7 Dirty Items Most People Forget To Clean For Years

A graphic screenprint illustration of a grease-clogged range hood filter glowing with a cautionary orange fire hazard symbol.
Holding a grease-clogged range hood filter reveals a silent fire hazard that many people forget to clean.

Range Hood Grease Filters: A Silent Fire Hazard

Every time you fry bacon, sear a steak, or sauté vegetables, your cookware releases a plume of steam, smoke, and aerosolized cooking oils. Your overhead range hood captures these airborne particles to vent them safely outside or filter them back into the room. The metal mesh panels sitting directly underneath the hood act as the primary defense line, catching the heavy grease before it coats your kitchen walls.

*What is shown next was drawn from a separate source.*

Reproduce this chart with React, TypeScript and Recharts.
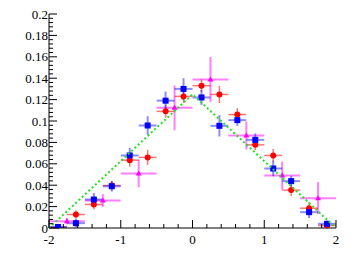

Over years of daily cooking, these metal filters collect an incredible amount of oil. The heat from your stove causes the trapped oil to undergo a chemical process called polymerization, turning the liquid grease into a hardened, sticky, yellow resin.

Once the filters clog completely, your range hood loses its ability to ventilate the kitchen. Smoke alarms trigger more frequently, and cooking odors linger for days. More dangerously, a neglected, grease-choked filter hovering directly above an open flame serves as a severe fire hazard.

Standard dishwasher cycles rarely generate enough heat or alkaline power to strip polymerized resin. You need a dedicated boiling method to melt the grease away.

  1. Remove the filters: Push the small release latches on the filters and slide the metal mesh panels out of the range hood.
  2. Boil water: Bring a large, wide pot of water to a rolling boil on your stove.
  3. Add the cleaning agent: Slowly and carefully pour half a cup of baking soda into the boiling water. The water will fizz and foam rapidly as the baking soda reacts.
  4. Submerge and melt: Using tongs, lower the greasy filters into the boiling alkaline solution. Let them sit for three to five minutes. You will immediately see the water turn brown as the sticky resin melts away.
  5. Rinse and dry: Carefully remove the hot filters, rinse them under hot tap water to remove any lingering residue, and let them air dry completely before reinstalling them.